El futuro de los impuestos para la clase política está en el incremento de los impuestos indirectos precisamente por su invisibilidad. Esta invisibilidad y al tiempo la necesidad de recaudar es lo que a su vez lleva a una escasa respuesta social de aquellas instituciones que viven del dinero de la administración: por un lado, los partidos políticos no podrían quejarse pues todos, en una región u otra, están implicados; por otro, los sindicatos si lo hicieran, deberían a su vez proponer la subida de los directos y su mejor gestión, o sea una auténtica política de izquierdas, pero esto sería tremendamente impopular. Así que protestan un poquito y se callan.

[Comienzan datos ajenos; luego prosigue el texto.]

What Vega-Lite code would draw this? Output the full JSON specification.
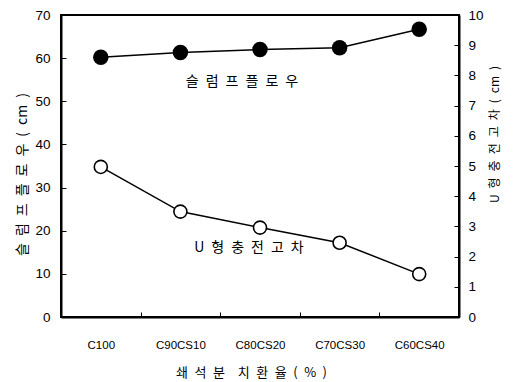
{
  "$schema": "https://vega.github.io/schema/vega-lite/v6.json",
  "width": 398,
  "height": 302,
  "autosize": {"type": "none"},
  "padding": {"left": 61, "top": 15, "right": 61, "bottom": 65},
  "background": "white",
  "config": {
    "view": {"stroke": "black", "strokeWidth": 2},
    "axis": {
      "grid": false,
      "domainColor": "black",
      "domainWidth": 2,
      "tickColor": "black",
      "tickWidth": 1,
      "labelColor": "black",
      "labelFont": "Liberation Sans",
      "titleColor": "black",
      "titleFont": "Noto Sans CJK KR",
      "titleFontWeight": "normal"
    }
  },
  "data": {
    "values": [
      {"mix": "C100", "slump": 60.2, "utype": 4.97},
      {"mix": "C90CS10", "slump": 61.3, "utype": 3.49},
      {"mix": "C80CS20", "slump": 62.0, "utype": 2.96},
      {"mix": "C70CS30", "slump": 62.4, "utype": 2.46},
      {"mix": "C60CS40", "slump": 66.7, "utype": 1.42}
    ]
  },
  "encoding": {
    "x": {
      "field": "mix",
      "type": "ordinal",
      "sort": null,
      "scale": {"type": "band", "paddingInner": 0, "paddingOuter": 0},
      "axis": {
        "title": "쇄\u2002석\u2002분\u2002\u2002치\u2002환\u2002율\u2002(\u2002%\u2002)",
        "titleFontSize": 13,
        "titlePadding": 16,
        "titleX": 190,
        "labelAngle": 0,
        "labelFontSize": 11.5,
        "labelPadding": 27,
        "tickBand": "extent",
        "tickSize": -5
      }
    }
  },
  "layer": [
    {
      "encoding": {
        "y": {
          "field": "slump",
          "type": "quantitative",
          "scale": {"domain": [0, 70]},
          "axis": {
            "orient": "left",
            "values": [0, 10, 20, 30, 40, 50, 60, 70],
            "tickSize": -5,
            "labelFontSize": 13.5,
            "labelPadding": 16,
            "title": "슬\u2002럼\u2002프\u2002플\u2002로\u2002우\u2002(\u2002cm\u2002)",
            "titleFontSize": 14,
            "titlePadding": 5,
            "titleY": 159
          }
        }
      },
      "layer": [
        {"mark": {"type": "line", "color": "black", "strokeWidth": 1.5}},
        {"mark": {"type": "point", "shape": "circle", "filled": true, "color": "black", "opacity": 1, "size": 240}},
        {
          "data": {"values": [{"mix": "C80CS20", "slump": 54.5, "label": "슬\u2002럼\u2002프\u2002플\u2002로\u2002우"}]},
          "mark": {"type": "text", "font": "Noto Sans CJK KR", "fontSize": 14, "color": "black", "dx": -18, "baseline": "middle"},
          "encoding": {"text": {"field": "label"}}
        }
      ]
    },
    {
      "encoding": {
        "y": {
          "field": "utype",
          "type": "quantitative",
          "scale": {"domain": [0, 10]},
          "axis": {
            "orient": "right",
            "values": [0, 1, 2, 3, 4, 5, 6, 7, 8, 9, 10],
            "tickSize": -5,
            "labelFontSize": 13.5,
            "labelPadding": 14,
            "title": "U\u2002형\u2002충\u2002전\u2002고\u2002차\u2002(\u2002cm\u2002)",
            "titleAngle": -90,
            "titleFontSize": 12,
            "titlePadding": 18,
            "titleY": 119
          }
        }
      },
      "layer": [
        {"mark": {"type": "line", "color": "black", "strokeWidth": 1.5}},
        {"mark": {"type": "point", "shape": "circle", "filled": true, "fill": "white", "stroke": "black", "strokeWidth": 1.6, "opacity": 1, "size": 170}},
        {
          "data": {"values": [{"mix": "C80CS20", "utype": 2.29, "label": "U\u2002형\u2002충\u2002전\u2002고\u2002차"}]},
          "mark": {"type": "text", "font": "Noto Sans CJK KR", "fontSize": 14, "color": "black", "dx": -11, "baseline": "middle"},
          "encoding": {"text": {"field": "label"}}
        }
      ]
    }
  ],
  "resolve": {"scale": {"y": "independent"}}
}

Ya se lanzan globos sonda sobre un aumento del IVA o sobre el copago de la presuntamente gratuita Seguridad Social -por cierto, siempre es bueno recordar que la seguridad social no es gratuita, consulten su nómina- como formas de financiar el gasto público mientras las autonomías negocian y piden más dinero, siempre más dinero. Los impuestos indirectos se constituyen así como la auténtica respuesta de una clase política especializada en vender humo: recorte fiscal y aumento del gasto público. Y también especializada en reservar ideológicamente las grandes movilizaciones para aquellos asuntos en los que no pueden intervinen pero sí presentarse demagógicamente como progresistas.